Los devotos de Krisna representan la duración, lo eterno, lo profundo; la calle, en cambio, es lo efímero, lo contingente, lo embrutecedor de la vida moderna. Son —o quieren parecer— una estructura social perfecta, armónica, impecable, que se exhibe arrogante, que se pavonea casi, entre el tumulto. Su música sagrada se abre paso entre el ruido del tráfico y el murmullo de la multitud; sus coreografías se oponen simbólicamente a los movimientos brownianos e impredecibles de los transeúntes. Han escapado del umbral. Se han liberado de la libertad. Muestran la disciplina, la homogeneidad que no alcanzarán nunca las gentes de la calle, los viandantes anónimos, sin espíritu, indisciplinados, vacíos, desorientados… Los danzantes en honor de Krisna constituyen un proyecto, lo otro es una deriva, un ni se sabe. Frente al desasosiego que produce la urdimbre inextricable en que consiste la vida moderna, ellos representan algo auténtico, verdadero, puesto que la verdad no es lo opuesto a la mentira, sino lo que simplifica las cosas y alivia la zozobra que suscita lo complejo. A salvo por fin de la anomia y de la alienación, han realizado la utopía, han conseguido levantarse sobre el caos que les asfixiaba y confundía hasta que recibieron el don divino de la luz.

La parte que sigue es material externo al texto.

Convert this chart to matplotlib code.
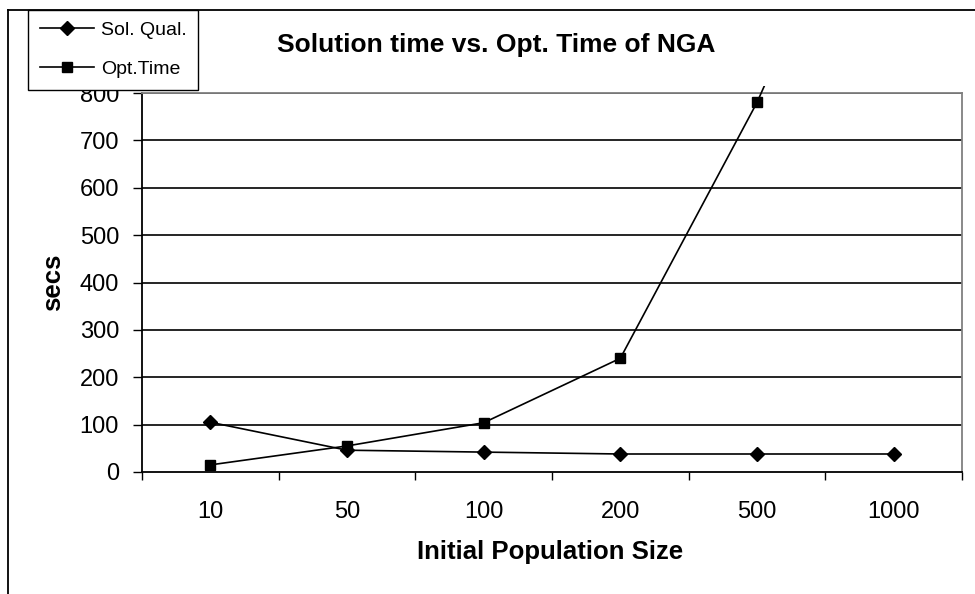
import matplotlib
matplotlib.use("Agg")
import matplotlib.pyplot as plt
from matplotlib.patches import Rectangle
from matplotlib.lines import Line2D

plt.rcParams['font.family'] = ['Liberation Sans', 'DejaVu Sans']

categories = ["10", "50", "100", "200", "500", "1000"]
sol_qual = [105, 46, 42, 38, 38, 38]
opt_time = [15, 55, 104, 240, 780, 1430]
y_ticks = [0, 100, 200, 300, 400, 500, 600, 700, 800]

W, H = 975, 594
fig = plt.figure(figsize=(W / 100, H / 100), dpi=100)
fig.patch.set_facecolor('white')

ax = fig.add_axes([142 / W, 1 - 472 / H, 820 / W, 379 / H])
x = list(range(len(categories)))

ax.set_xlim(-0.5, len(categories) - 0.5)
ax.set_ylim(0, 800)

for v in y_ticks[1:]:
    ax.axhline(v, color='black', lw=1.2, zorder=1)

l1, = ax.plot(x, sol_qual, color='black', lw=1.2, marker='D', markersize=7.5,
              label='Sol. Qual.', zorder=3)
l2, = ax.plot(x, opt_time, color='black', lw=1.2, marker='s', markersize=7,
              label='Opt.Time', zorder=3)
clip = Rectangle((0, 0), 1, 1.018, transform=ax.transAxes, facecolor='none', edgecolor='none')
ax.add_patch(clip)
l2.set_clip_path(clip)

ax.set_yticks(y_ticks)
ax.set_yticklabels([str(v) for v in y_ticks], fontsize=17)
ax.tick_params(axis='y', direction='out', length=6.5, width=1, pad=10)

ax.set_xticks(x)
ax.set_xticklabels(categories, fontsize=17)
ax.tick_params(axis='x', which='major', length=0, pad=21)
ax.set_xticks([i - 0.5 for i in range(len(categories) + 1)], minor=True)
ax.tick_params(axis='x', which='minor', direction='out', length=6, width=1)

for s in ['left', 'bottom']:
    ax.spines[s].set_color('black')
    ax.spines[s].set_linewidth(1.3)
for s in ['top', 'right']:
    ax.spines[s].set_color('#808080')
    ax.spines[s].set_linewidth(1.3)

fig.text(496 / W, 1 - 45 / H, 'Solution time vs. Opt. Time of NGA', fontsize=19,
         fontweight='bold', ha='center', va='center')
fig.text(550 / W, 1 - 552 / H, 'Initial Population Size', fontsize=18.5,
         fontweight='bold', ha='center', va='center')
fig.text(53 / W, 1 - 282 / H, 'secs', fontsize=18.5, fontweight='bold',
         ha='center', va='center', rotation=90)

# outer chart border (left and top edges visible)
fig.add_artist(Line2D([8 / W, 8 / W], [0, 1 - 10 / H], transform=fig.transFigure,
                      color='black', lw=1.3))
fig.add_artist(Line2D([8 / W, 1], [1 - 10 / H, 1 - 10 / H], transform=fig.transFigure,
                      color='black', lw=1.3))

leg = fig.legend(handles=[l1, l2], loc='upper left', bbox_to_anchor=(28 / W, 1 - 10 / H),
                 bbox_transform=fig.transFigure, borderaxespad=0, fancybox=False,
                 edgecolor='black', framealpha=1, fontsize=14, handlelength=2.8,
                 handletextpad=0.35, labelspacing=1.1, borderpad=0.6)
leg.get_frame().set_linewidth(1.0)

fig.savefig('out.png', dpi=100, facecolor='white')
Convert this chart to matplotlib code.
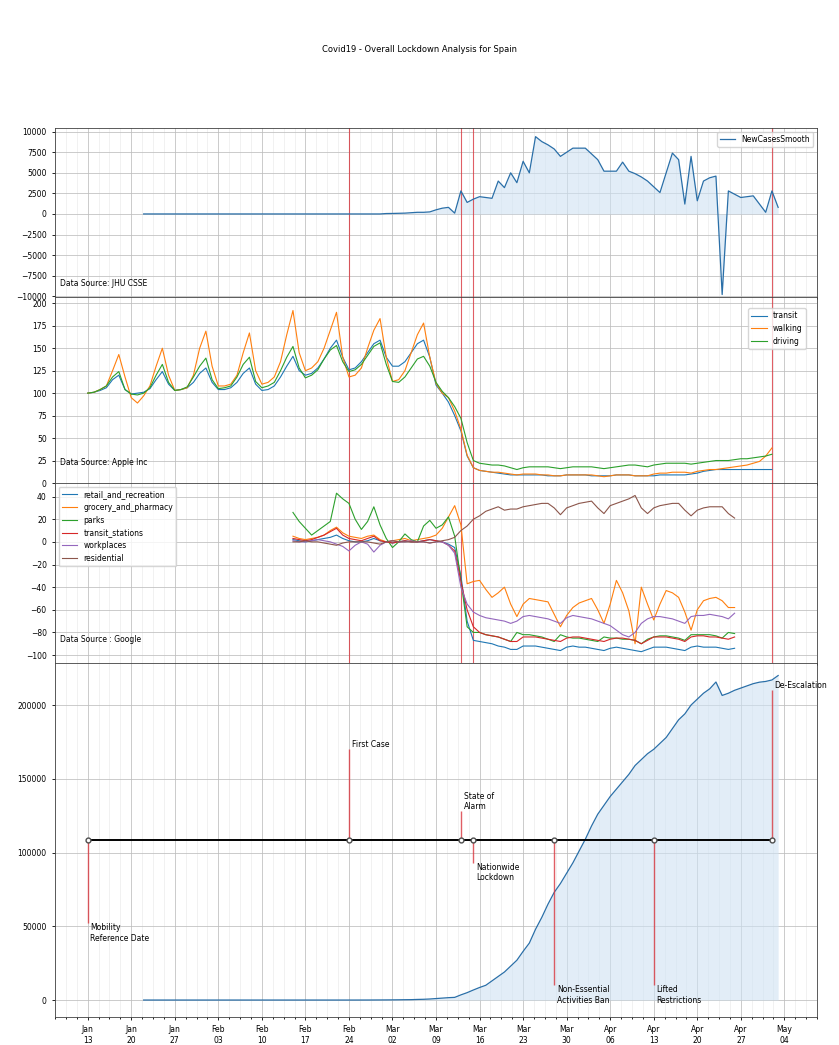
import matplotlib
matplotlib.use("Agg")
import matplotlib.pyplot as plt
import matplotlib.dates as mdates
from matplotlib.ticker import MultipleLocator, AutoMinorLocator
import pandas as pd
import numpy as np

# ---------------- data ----------------
title = "Covid19 - Overall Lockdown Analysis for Spain"

# JHU CSSE - smoothed daily new cases (from 2020-01-22)
jhu_start = "2020-01-22"
new_cases = [0] * 39 + [
    50, 60, 80, 100, 150, 200, 200, 250, 500, 700,
    800, 100, 2800, 1400, 1800, 2100, 2000, 1900, 4000, 3200,
    5000, 3800, 6400, 5000, 9400, 8800, 8400, 7900, 7000, 7500,
    8000, 8000, 8000, 7300, 6600, 5200, 5200, 5200, 6300, 5200,
    4900, 4500, 4000, 3300, 2600, 5000, 7400, 6600, 1200, 7000,
    1600, 4000, 4400, 4600, -9800, 2800, 2400, 2000, 2100, 2200,
    1200, 200, 2800, 800]

# JHU CSSE - cumulative confirmed cases (from 2020-01-22)
confirmed = [0] * 35 + [
    10, 20, 40, 60, 85, 120, 165, 220, 260, 400,
    500, 700, 1000, 1300, 1600, 1800, 3500, 5000, 6800, 8500,
    10000, 13000, 16000, 19000, 23000, 27000, 33000, 38600, 48000, 56000,
    65000, 73000, 79000, 86000, 93000, 101000, 109000, 118000, 126000, 132000,
    138000, 143000, 148000, 153000, 159000, 163000, 167000, 170000, 174000, 178000,
    184000, 190000, 194000, 200000, 204000, 208000, 211000, 215600, 206500, 208000,
    210000, 211500, 213000, 214500, 215500, 216000, 217000, 220000]

# Apple mobility (from 2020-01-13)
apple_start = "2020-01-13"
transit = [100, 101, 103, 106, 115, 120, 104,
           99, 100, 101, 105, 115, 124, 110,
           103, 104, 106, 112, 122, 128, 112,
           104, 104, 106, 112, 122, 128, 110,
           103, 104, 108, 118, 130, 141, 125,
           120, 122, 128, 138, 150, 159, 140,
           126, 128, 135, 145, 155, 159, 140,
           130, 130, 135, 145, 155, 159, 140,
           109, 100, 90, 75, 58, 30, 17,
           14, 13, 12, 11, 10, 9, 9, 9,
           9, 9, 9, 8, 8, 8, 9, 9,
           9, 9, 8, 8, 8, 8, 9, 9,
           9, 8, 8, 8, 8, 9, 9, 9,
           9, 9, 10, 11, 13, 14, 15, 15,
           15, 15, 15, 15, 15, 15, 15, 15]
walking = [100, 101, 104, 108, 125, 143, 118,
           95, 89, 97, 108, 130, 150, 120,
           103, 104, 106, 120, 150, 169, 130,
           108, 108, 110, 120, 145, 167, 125,
           110, 112, 118, 135, 165, 192, 145,
           125, 128, 135, 150, 170, 190, 140,
           118, 120, 128, 150, 170, 183, 140,
           113, 115, 125, 145, 165, 178, 140,
           111, 100, 95, 80, 60, 31, 17,
           14, 13, 12, 12, 11, 10, 9, 10,
           10, 10, 9, 9, 8, 8, 9, 9,
           9, 9, 9, 8, 7, 8, 9, 9,
           9, 8, 8, 8, 10, 11, 11, 12,
           12, 12, 11, 13, 14, 15, 15, 16,
           17, 18, 19, 20, 22, 24, 30, 39]
driving = [100, 101, 104, 108, 118, 124, 104,
           99, 98, 100, 106, 120, 132, 112,
           103, 104, 107, 118, 130, 139, 115,
           105, 106, 108, 118, 132, 140, 113,
           106, 108, 112, 125, 140, 152, 128,
           117, 120, 126, 138, 148, 153, 135,
           124, 126, 132, 142, 152, 156, 132,
           113, 112, 118, 128, 138, 141, 130,
           112, 102, 95, 85, 72, 45, 25,
           22, 21, 20, 20, 19, 17, 15, 17,
           18, 18, 18, 18, 17, 16, 17, 18,
           18, 18, 18, 17, 16, 17, 18, 19,
           20, 20, 19, 18, 20, 21, 22, 22,
           22, 22, 21, 22, 23, 24, 25, 25,
           25, 26, 27, 27, 28, 29, 30, 32]

# Google mobility (from 2020-02-15)
google_start = "2020-02-15"
retail_and_recreation = [2, 1, 0, 1, 2, 3, 4, 6, 3, 1, 0, 0, 1, 3, 1, 0, -1, 0, 1, 0, 0, 1, 2, 1, 0, -2, -5,
    -30, -70, -87, -88, -89, -90, -92, -93, -95, -95,
    -92, -92, -92, -93, -94, -95, -96, -93, -92, -93,
    -93, -94, -95, -96, -94, -93, -94, -95, -96, -97,
    -95, -93, -93, -93, -94, -95, -96, -93, -92, -93,
    -93, -93, -94, -95, -94]
grocery_and_pharmacy = [5, 3, 2, 3, 4, 6, 10, 13, 8, 5,
    4, 3, 5, 6, 2, 0, 1, 2, 3, 1,
    2, 3, 4, 6, 12, 22, 32, 15, -37, -35,
    -34, -42, -49, -45, -40, -55, -66, -55, -50, -51,
    -52, -53, -64, -75, -65, -58, -54, -52, -50, -60,
    -72, -55, -34, -45, -61, -90, -40, -55, -69, -55,
    -43, -45, -49, -62, -78, -60, -52, -50, -49, -52,
    -58, -58]
parks = [26, 18, 12, 6, 10, 14, 18, 43, 38, 34,
    20, 11, 18, 31, 15, 3, -5, 0, 7, 2,
    0, 14, 19, 12, 15, 22, 5, -34, -75, -80,
    -80, -82, -83, -84, -86, -88, -80, -82, -82, -83,
    -84, -86, -88, -82, -84, -85, -85, -86, -87, -88,
    -84, -85, -85, -86, -86, -87, -90, -86, -84, -83,
    -83, -84, -85, -87, -82, -82, -82, -82, -83, -85,
    -80, -81]
transit_stations = [3, 2, 1, 2, 4, 6, 9, 12, 6, 3, 2, 1, 3, 5, 1, 0, -1, 0, 1, 0, 0, 1, 2, 1, 0, -3, -8,
    -35, -60, -75, -80, -82, -83, -84, -86, -88, -88,
    -84, -84, -84, -85, -86, -87, -88, -85, -84, -84,
    -85, -86, -87, -88, -86, -85, -85, -86, -87, -90,
    -87, -84, -84, -84, -85, -86, -88, -84, -83, -83,
    -84, -84, -85, -86, -84]
workplaces = [1, 0, 0, 1, 2, 1, 0, -2, -4, -8, -3, 0, -2, -9, -3, 0, 1, 0, 0, 1, 0, 0, -1, 0, 0, -3, -10,
    -40, -55, -62, -65, -67, -68, -69, -70, -72, -70,
    -66, -65, -66, -67, -68, -70, -72, -67, -65, -66,
    -67, -68, -70, -72, -74, -78, -82, -84, -80, -72,
    -68, -66, -66, -67, -68, -70, -72, -66, -65, -65,
    -64, -65, -66, -68, -63]
residential = [0, 0, 1, 0, 0, -1, -2, -3, -1, 0, 0, 0, 0, -1, -2, 0, 1, 0, 0, 0, 0, 0, -1, 0, 1, 2, 4,
    10, 14, 20, 23, 27, 29, 31, 28, 29, 29,
    31, 32, 33, 34, 34, 30, 24, 30, 32, 34,
    35, 36, 30, 25, 32, 34, 36, 38, 41, 30,
    25, 30, 32, 33, 34, 34, 28, 23, 28, 30,
    31, 31, 31, 25, 21]

# Timeline events
event_names = ["Mobility\nReference Date", "First Case", "State of\nAlarm",
               "Nationwide\nLockdown", "Non-Essential\nActivities Ban",
               "Lifted\nRestrictions", "De-Escalation"]
event_dates = ["2020-01-13", "2020-02-24", "2020-03-13", "2020-03-15",
               "2020-03-28", "2020-04-13", "2020-05-02"]
event_levels = [52000, 170000, 128000, 93000, 10000, 10000, 210000]
timeline_level = 108500
marked_events = ["First Case", "State of\nAlarm", "Nationwide\nLockdown", "De-Escalation"]

source_texts = ["Data Source: JHU CSSE", "Data Source: Apple Inc", "Data Source : Google"]

# ---------------- figure ----------------
FS = 5.5
plt.rcParams['font.family'] = ['DejaVu Sans']
fig = plt.figure(figsize=(8.39, 10.45), dpi=100)
gs = fig.add_gridspec(4, 1, height_ratios=[169, 186, 180, 354], hspace=0,
                      left=0.0656, right=0.9738, top=0.8775, bottom=0.0268)
axes = gs.subplots(sharex=True)
ax1, ax2, ax3, ax4 = axes
fig.suptitle(title, y=0.957, fontsize=6)

jhu_dates = pd.date_range(jhu_start, periods=len(new_cases), freq="D")
cum_dates = pd.date_range(jhu_start, periods=len(confirmed), freq="D")
apple_dates = pd.date_range(apple_start, periods=len(transit), freq="D")
google_dates = pd.date_range(google_start, periods=len(parks), freq="D")
ev_dates = pd.to_datetime(event_dates)

line_blue = "#2a6fa8"
fill_blue = "#cfe2f3"
event_red = "#d9363e"

# Panel 1
ax1.plot(jhu_dates, new_cases, color=line_blue, lw=0.9, label="NewCasesSmooth")
ax1.fill_between(jhu_dates, new_cases, 0, color=fill_blue, alpha=0.6, lw=0)
ax1.set_ylim(-10100, 10450)
ax1.yaxis.set_major_locator(MultipleLocator(2500))
ax1.legend(loc="upper right", fontsize=FS, frameon=True, framealpha=0.8)

# Panel 2
ax2.plot(apple_dates, transit, color="tab:blue", lw=0.8, label="transit")
ax2.plot(apple_dates, walking, color="tab:orange", lw=0.8, label="walking")
ax2.plot(apple_dates, driving, color="tab:green", lw=0.8, label="driving")
ax2.set_ylim(0, 207)
ax2.yaxis.set_major_locator(MultipleLocator(25))
ax2.legend(loc="upper right", fontsize=FS, bbox_to_anchor=(0.99, 0.96), framealpha=0.8)

# Panel 3
gcols = ["tab:blue", "tab:orange", "tab:green", "tab:red", "tab:purple", "tab:brown"]
gnames = ["retail_and_recreation", "grocery_and_pharmacy", "parks",
          "transit_stations", "workplaces", "residential"]
gvals = [retail_and_recreation, grocery_and_pharmacy, parks,
         transit_stations, workplaces, residential]
for n, v, c in zip(gnames, gvals, gcols):
    ax3.plot(google_dates, v, color=c, lw=0.8, label=n)
ax3.set_ylim(-107, 52)
ax3.yaxis.set_major_locator(MultipleLocator(20))
ax3.legend(loc="upper left", fontsize=FS, framealpha=0.8)

# Panel 4 - timeline
ax4.plot(cum_dates, confirmed, color=line_blue, lw=0.9)
ax4.fill_between(cum_dates, confirmed, 0, color=fill_blue, alpha=0.6, lw=0)
ax4.vlines(ev_dates, timeline_level, event_levels, color=event_red, lw=1.0, alpha=0.8)
ax4.plot(ev_dates, [timeline_level] * len(ev_dates), "-o", color="k", lw=1.4,
         markersize=3.5, markerfacecolor="w", markeredgecolor="0.3", zorder=5)
for d, lvl, name in zip(ev_dates, event_levels, event_names):
    ax4.annotate(name, xy=(d, lvl), xytext=(2, 0), textcoords="offset points",
                 ha="left", va="bottom" if lvl > timeline_level else "top",
                 fontsize=FS)
ax4.set_ylim(-11500, 228500)
ax4.yaxis.set_major_locator(MultipleLocator(50000))

# event markers on the upper panels
for ax in (ax1, ax2, ax3):
    for d, name in zip(ev_dates, event_names):
        if name in marked_events:
            ax.axvline(d, color=event_red, lw=0.8, alpha=0.8, zorder=1.5)

for ax, txt, ty in zip((ax1, ax2, ax3), source_texts, (0.08, 0.11, 0.13)):
    ax.text(0.006, ty, txt, transform=ax.transAxes, fontsize=FS, va="center")

# common axis styling
ax4.set_xlim(pd.Timestamp("2020-01-07 18:00"), pd.Timestamp("2020-05-09 06:00"))
ax4.xaxis.set_major_locator(mdates.WeekdayLocator(byweekday=mdates.MO))
ax4.xaxis.set_major_formatter(mdates.DateFormatter("%b\n%d"))
for ax in axes:
    ax.xaxis.set_minor_locator(AutoMinorLocator(4))
    ax.grid(which="major", color="0.74", lw=0.55)
    ax.grid(which="minor", axis="x", color="0.9", lw=0.4)
    ax.set_axisbelow(True)
    ax.tick_params(axis="both", which="major", labelsize=FS, length=2.5, width=0.6)
    ax.tick_params(axis="both", which="minor", length=1.5, width=0.6)
    for s in ax.spines.values():
        s.set_linewidth(0.6)
        s.set_color("0.25")

fig.savefig("out.png", dpi=100)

En ese espacio público en que sólo se puede estar o ciego o alucinado, ellos proclaman —como tantos otros místicos y militantes— haber recibido una iluminación que les permite ver en la oscuridad, orientarse entre el desorden. Han expulsado toda paradoja de sus vidas. Nostalgia de lo cristalino y de lo cristalizado. Sueño realizado de ser, por fin, una sola cosa.